Here’s an update on my first chunk of four from my list. Lycus’ first studio album Tempest is a slow atmospheric doom album. It is quite well done in my opinion. Each of the three songs takes an idea and thoroughly develops it throughout a track that lasts anywhere from 9 to 20 minutes. There is a lot of textural and dynamic contrast.
The atmosphere is really heavy, yet sometimes beautiful with some string sections. Overall, I like it and actually really love the last track. I find the last track truly engrossing, but the first two are somewhat forgettable to me. For this reason, I’m ruling it out of the running for best of the year. It was a good recommendation, and I’m going to keep my eye out for what they do next.
Next up is Russian Circles’ Memorial. I would imagine this band cites Sigur Ros as an influence. They basically construct beautiful soundscapes. This album was nice the first few times through. There is a lot of acoustic guitar work, but also some really heavy climactic sections which put the album firmly in metal territory…or at least post-rock.
There are some really good moments to be sure, but I just can’t get into most of it. I like some quiet soundscapes, so it isn’t that I just find that type of thing boring or something. In fact, I find the louder parts to be the boring parts. I feel like I’m supposed to be really feeling something at those moments, but I just don’t. To me the best song on the album is 1777, which is almost pop-rock. Since I just couldn’t get into most of this I’m ruling it out as well.
Next up, Black Crown Initiate’s Song of the Crippled Bull. This hits all the right spots in all the right ways. This band knows how to write a good melody, present it to you, and then incorporate it into some hardcore death metal.
They also know how to use contrast. One of my favorite musical effects is when there are two very different things going on at the same time but they have been thought about carefully enough so they actually mesh to produce a coherent whole. BCI really know how to use a fast, angular accompaniment with some long, slow, smooth stuff happening at the same time.
Wow, about their technique too. There is a lot of repetition on this EP which I normally wouldn’t like. For example, the last track has a bass pattern that repeats for most of the song. What is so interesting is that it turns from the main groove into a hemiola at some point (meaning it isn’t in the same time signature as the rest of the band).
I’m not sure how this was recorded. If that part was just made to a click track without the rest of the band, then it isn’t so impressive. But it would be sick to see them pull this off live, because it takes some seriously good musicians to be able to play that and not fall apart. I’m curious to see how this sounds in a few years. It strikes me as thoroughly current and so will probably sound dated in the near future. I’ll keep it in the running, but I’m not sure it has an honest chance.
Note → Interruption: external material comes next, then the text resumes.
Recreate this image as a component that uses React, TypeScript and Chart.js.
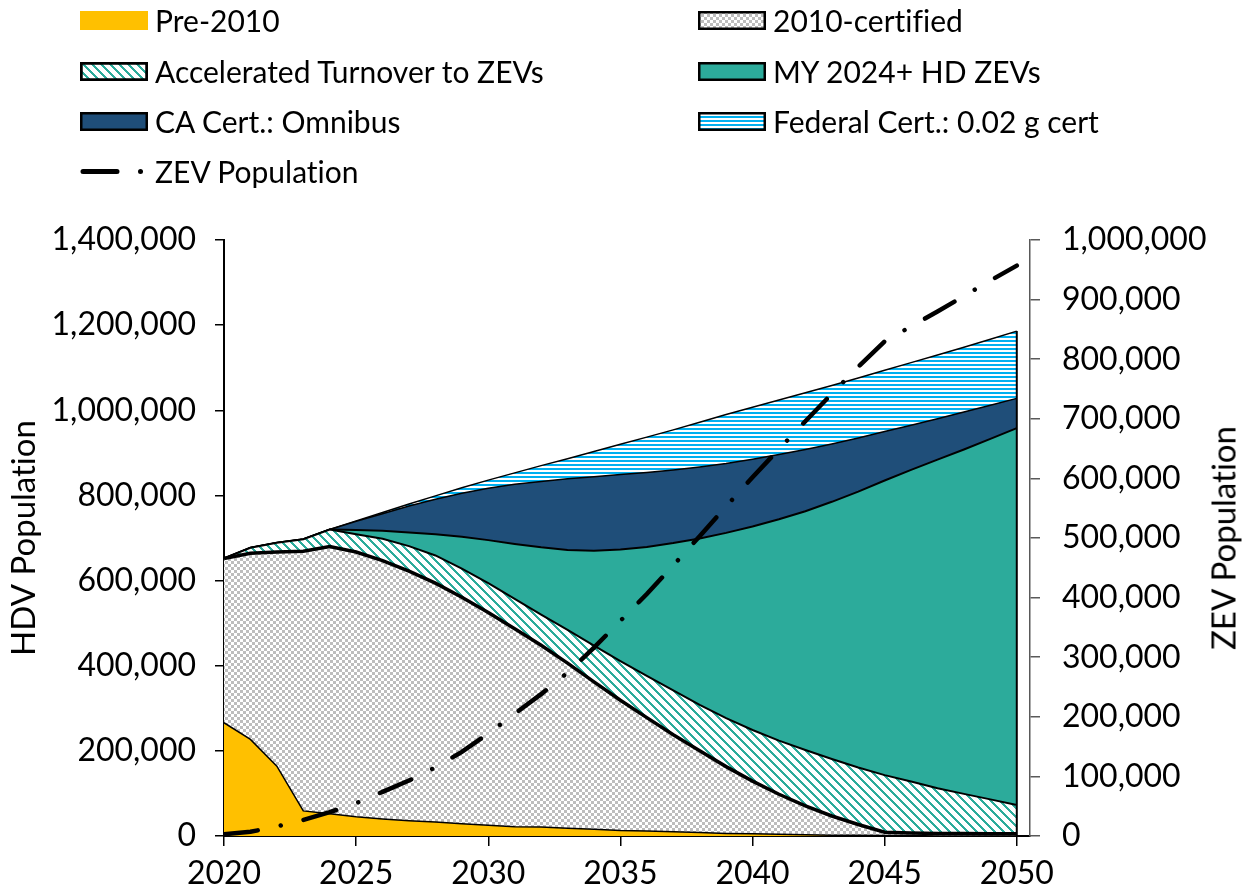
import React, { useEffect, useRef } from 'react';
import { Chart, registerables } from 'chart.js';

Chart.register(...registerables);

// ---------------- DATA ----------------
const years = [2020, 2021, 2022, 2023, 2024, 2025, 2026, 2027, 2028, 2029, 2030, 2031, 2032, 2033, 2034, 2035, 2036, 2037, 2038, 2039, 2040, 2041, 2042, 2043, 2044, 2045, 2046, 2047, 2048, 2049, 2050];

const pre2010 = [266000, 227000, 164000, 59000, 52000, 45000, 40000, 36000, 33000, 29000, 25000, 22000, 21000, 18000, 16000, 13000, 12000, 10000, 8000, 6000, 5000, 4000, 3000, 2000, 2000, 1000, 1000, 0, 0, 0, 0];
const certified2010 = [386000, 437000, 503000, 610000, 628000, 622000, 607000, 586000, 561000, 532000, 500000, 465000, 427000, 388000, 346000, 306000, 266000, 228000, 192000, 157000, 124000, 94000, 68000, 45000, 25000, 8000, 6000, 6000, 6000, 5000, 5000];
const acceleratedTurnover = [0, 13000, 22000, 28000, 40000, 42000, 51000, 59000, 65000, 67000, 69000, 70000, 72000, 78000, 85000, 92000, 98000, 104000, 108000, 114000, 120000, 126000, 131000, 134000, 134000, 134000, 121000, 106000, 93000, 81000, 68000];
const my2024Zevs = [0, 0, 0, 0, 0, 10000, 19000, 32000, 50000, 75000, 101000, 129000, 158000, 188000, 223000, 262000, 303000, 346000, 391000, 435000, 478000, 520000, 561000, 604000, 648000, 692000, 732000, 772000, 809000, 847000, 885000];
const caOmnibus = [0, 0, 0, 0, 0, 20000, 40000, 62000, 82000, 102000, 122000, 140000, 155000, 167000, 174000, 176000, 175000, 172000, 168000, 163000, 158000, 152000, 145000, 136000, 126000, 115000, 105000, 96000, 88000, 79000, 70000];
const federalCert = [0, 0, 0, 0, 0, 1000, 3000, 5000, 8000, 13000, 19000, 27000, 37000, 47000, 59000, 71000, 83000, 94000, 105000, 115000, 122000, 128000, 133000, 137000, 141000, 144000, 147000, 150000, 152000, 155000, 158000];
const zevPopulation = [3000, 7000, 16000, 27000, 40000, 55000, 74000, 93000, 115000, 141000, 172000, 205000, 238000, 274000, 316000, 361000, 406000, 454000, 503000, 553000, 602000, 649000, 696000, 742000, 787000, 830000, 855000, 880000, 906000, 932000, 957000];

const seriesLabels = ['Pre-2010', '2010-certified', 'Accelerated Turnover to ZEVs', 'MY 2024+ HD ZEVs', 'CA Cert.: Omnibus', 'Federal Cert.: 0.02 g cert', 'ZEV Population'];
const xTickYears = [2020, 2025, 2030, 2035, 2040, 2045, 2050];
const hdvTicks = [0, 200000, 400000, 600000, 800000, 1000000, 1200000, 1400000];
const zevTicks = [0, 100000, 200000, 300000, 400000, 500000, 600000, 700000, 800000, 900000, 1000000];
const leftTitle = 'HDV Population';
const rightTitle = 'ZEV Population';

// ---------------- STYLE ----------------
const FONT = 'Lato, "Open Sans", sans-serif';
const TICK_SIZE = 32;
const TITLE_SIZE = 33;
const LEGEND_SIZE = 30;
const C = {
  pre: '#FFC000',
  teal: '#2CAB9B',
  navy: '#1F4E79',
  blue: [0, 176, 240],
  tealRGB: [44, 171, 155],
  gray: [189, 189, 189],
};
const ZEV_DASH = [34, 23.5, 0.01, 23.5];

function tile(w: number, h: number, fn: (x: number, y: number) => number[]) {
  const c = document.createElement('canvas');
  c.width = w;
  c.height = h;
  const g = c.getContext('2d')!;
  const img = g.createImageData(w, h);
  for (let y = 0; y < h; y++) {
    for (let x = 0; x < w; x++) {
      const [r, gg, b] = fn(x, y);
      const i = (y * w + x) * 4;
      img.data[i] = r;
      img.data[i + 1] = gg;
      img.data[i + 2] = b;
      img.data[i + 3] = 255;
    }
  }
  g.putImageData(img, 0, 0);
  return c;
}

const WHITE = [255, 255, 255];
function makePatterns(ctx: CanvasRenderingContext2D) {
  const checker = ctx.createPattern(tile(6, 6, (x, y) => ((Math.floor(x / 3) + Math.floor(y / 3)) % 2 === 0 ? C.gray : WHITE)), 'repeat')!;
  const diag = ctx.createPattern(tile(9, 9, (x, y) => ((((x - y) % 9) + 9) % 9 < 3 ? C.tealRGB : WHITE)), 'repeat')!;
  const hstripe = ctx.createPattern(tile(4, 4, (_x, y) => (y < 2 ? C.blue : WHITE)), 'repeat')!;
  return { checker, diag, hstripe };
}

const fmt = (v: number | string) => Number(v).toLocaleString('en-US');

const edgePlugin = {
  id: 'rightEdge',
  afterDatasetsDraw(chart: any) {
    const { ctx, scales } = chart;
    const last = years.length - 1;
    const total = pre2010[last] + certified2010[last] + acceleratedTurnover[last] + my2024Zevs[last] + caOmnibus[last] + federalCert[last];
    const x = scales.x.getPixelForValue(years[last]);
    ctx.save();
    ctx.strokeStyle = '#000';
    ctx.lineWidth = 2;
    ctx.beginPath();
    ctx.moveTo(x, scales.y.getPixelForValue(0));
    ctx.lineTo(x, scales.y.getPixelForValue(total));
    ctx.stroke();
    ctx.restore();
  },
};

function Swatch({ kind }: { kind: number }) {
  const ref = useRef<HTMLCanvasElement>(null);
  useEffect(() => {
    const c = ref.current;
    if (!c) return;
    const g = c.getContext('2d')!;
    const p = makePatterns(g);
    g.clearRect(0, 0, c.width, c.height);
    if (kind === 6) {
      g.strokeStyle = '#000';
      g.lineWidth = 5;
      g.lineCap = 'round';
      g.setLineDash(ZEV_DASH);
      g.beginPath();
      g.moveTo(3, 9.5);
      g.lineTo(68, 9.5);
      g.stroke();
      return;
    }
    const fills = [C.pre, p.checker, p.diag, C.teal, C.navy, p.hstripe];
    g.fillStyle = fills[kind] as any;
    g.fillRect(0, 0, 68, 19);
    if (kind !== 0) {
      g.strokeStyle = '#000';
      g.lineWidth = kind === 2 ? 3 : 2.5;
      g.strokeRect(1.25, 1.25, 65.5, 16.5);
    }
  }, [kind]);
  return <canvas ref={ref} width={68} height={19} style={{ display: 'block' }} />;
}

const legendPos = [
  { x: 80, y: 20 },
  { x: 698, y: 20 },
  { x: 80, y: 71 },
  { x: 698, y: 71 },
  { x: 80, y: 121 },
  { x: 698, y: 121 },
  { x: 80, y: 171 },
];

export default function App() {
  const ref = useRef<HTMLCanvasElement>(null);

  useEffect(() => {
    let chart: Chart | null = null;
    let cancelled = false;
    const build = () => {
      if (cancelled || !ref.current) return;
      const ctx = ref.current.getContext('2d')!;
      const p = makePatterns(ctx);
      const pts = (arr: number[]) => years.map((x, i) => ({ x, y: arr[i] }));
      const area = (i: number, arr: number[], bg: any, bw: number) => ({
        label: seriesLabels[i],
        data: pts(arr),
        yAxisID: 'y',
        backgroundColor: bg,
        borderColor: '#000',
        borderWidth: bw,
        fill: i === 0 ? 'origin' : '-1',
        pointRadius: 0,
        tension: 0,
        order: 1,
      });
      const datasets: any[] = [
        area(0, pre2010, C.pre, 1.5),
        area(1, certified2010, p.checker, 3.5),
        area(2, acceleratedTurnover, p.diag, 2),
        area(3, my2024Zevs, C.teal, 2),
        area(4, caOmnibus, C.navy, 1.5),
        area(5, federalCert, p.hstripe, 1.5),
        {
          label: seriesLabels[6],
          data: pts(zevPopulation),
          yAxisID: 'y1',
          borderColor: '#000',
          borderWidth: 4.5,
          borderDash: ZEV_DASH,
          borderCapStyle: 'round',
          fill: false,
          pointRadius: 0,
          tension: 0,
          order: 0,
        },
      ];
      const tickFont = { family: FONT, size: TICK_SIZE };
      chart = new Chart(ctx, {
        type: 'line',
        data: { datasets },
        options: {
          animation: false,
          responsive: false,
          devicePixelRatio: 1,
          layout: { padding: { top: 240, left: 0, right: 0, bottom: 0 } },
          plugins: { legend: { display: false }, tooltip: { enabled: false } },
          scales: {
            x: {
              type: 'linear',
              bounds: 'data',
              min: xTickYears[0],
              max: xTickYears[xTickYears.length - 1] + 0.5,
              afterBuildTicks: (s: any) => {
                s.ticks = xTickYears.map((v) => ({ value: v }));
              },
              ticks: { font: tickFont, color: '#000', padding: 8, maxRotation: 0, autoSkip: false, callback: (v: any) => String(v) },
              grid: { drawOnChartArea: false, drawTicks: true, tickLength: 10, color: '#000', lineWidth: 1.5 },
              border: { display: true, color: '#000', width: 2 },
              afterFit: (s: any) => {
                s.height = 57;
              },
            },
            y: {
              type: 'linear',
              position: 'left',
              stacked: true,
              min: hdvTicks[0],
              max: hdvTicks[hdvTicks.length - 1],
              ticks: { stepSize: hdvTicks[1] - hdvTicks[0], font: tickFont, color: '#000', padding: 19, callback: (v: any) => fmt(v) },
              grid: { drawOnChartArea: false, drawTicks: true, tickLength: 9, color: '#000', lineWidth: 1.5 },
              border: { display: true, color: '#000', width: 2 },
              title: { display: true, text: leftTitle, font: { family: FONT, size: TITLE_SIZE }, color: '#000', padding: { top: 5, bottom: 0 } },
              afterFit: (s: any) => {
                s.width = 224;
              },
            },
            y1: {
              type: 'linear',
              position: 'right',
              stacked: false,
              min: zevTicks[0],
              max: zevTicks[zevTicks.length - 1],
              ticks: { stepSize: zevTicks[1] - zevTicks[0], font: tickFont, color: '#000', padding: 22, callback: (v: any) => fmt(v) },
              grid: { drawOnChartArea: false, drawTicks: true, tickLength: 10, color: '#595959', lineWidth: 1.5 },
              border: { display: true, color: '#595959', width: 1.5 },
              afterFit: (s: any) => {
                s.width = 219;
              },
            },
          },
        } as any,
        plugins: [edgePlugin],
      });
    };
    const fonts = (document as any).fonts;
    if (fonts && fonts.load) {
      Promise.all([fonts.load(`${TICK_SIZE}px Lato`), fonts.load(`${LEGEND_SIZE}px Lato`)]).then(build, build);
    } else {
      build();
    }
    return () => {
      cancelled = true;
      if (chart) chart.destroy();
    };
  }, []);

  return (
    <div style={{ position: 'absolute', left: 0, top: 0, width: 1249, height: 893, background: '#fff', fontFamily: FONT, color: '#000', overflow: 'hidden', fontVariantLigatures: 'none' }}>
      <canvas ref={ref} width={1249} height={893} style={{ position: 'absolute', left: 0, top: 0, width: 1249, height: 893 }} />
      {seriesLabels.map((label, i) => (
        <div key={label} style={{ position: 'absolute', left: legendPos[i].x, top: legendPos[i].y - 15, height: 30, display: 'flex', alignItems: 'center', whiteSpace: 'nowrap' }}>
          <Swatch kind={i} />
          <span style={{ marginLeft: 7, fontSize: LEGEND_SIZE, lineHeight: '30px' }}>{label}</span>
        </div>
      ))}
      <div style={{ position: 'absolute', left: 1223, top: 538, transform: 'translate(-50%, -50%) rotate(-90deg)', fontSize: TITLE_SIZE, whiteSpace: 'nowrap', lineHeight: 1 }}>
        {rightTitle}
      </div>
    </div>
  );
}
Last for this batch is Zealotry’s debut The Charnel Expanse. This one is definitely going in my list of candidates for best of the year. I’m not sure I can write a reasonable review of it at this point, because it is far more complicated rhythmically and harmonically than any of the other albums in this post.
It is actually so well executed that I didn’t really even notice the complicated nature of the music at first. The tempo and time changes happen so naturally that they blew by without second thought. I love the overall sound of this band. They have an old school sound. The guitars have a dirty and unfiltered tone. The drum kit is dry. There isn’t any of this overproduced “enhancement” of everything that seems to have taken over death metal.
This album blows my mind tonally. It is unabashedly chromatic. I wish I could say more at this point. There is constant counterpoint going on between some interior tremolo guitar and bass or between a lead solo and some other voice. It is fantastic stuff. I’ll probably come back to a more thorough review later after I’ve had a chance to absorb this some more.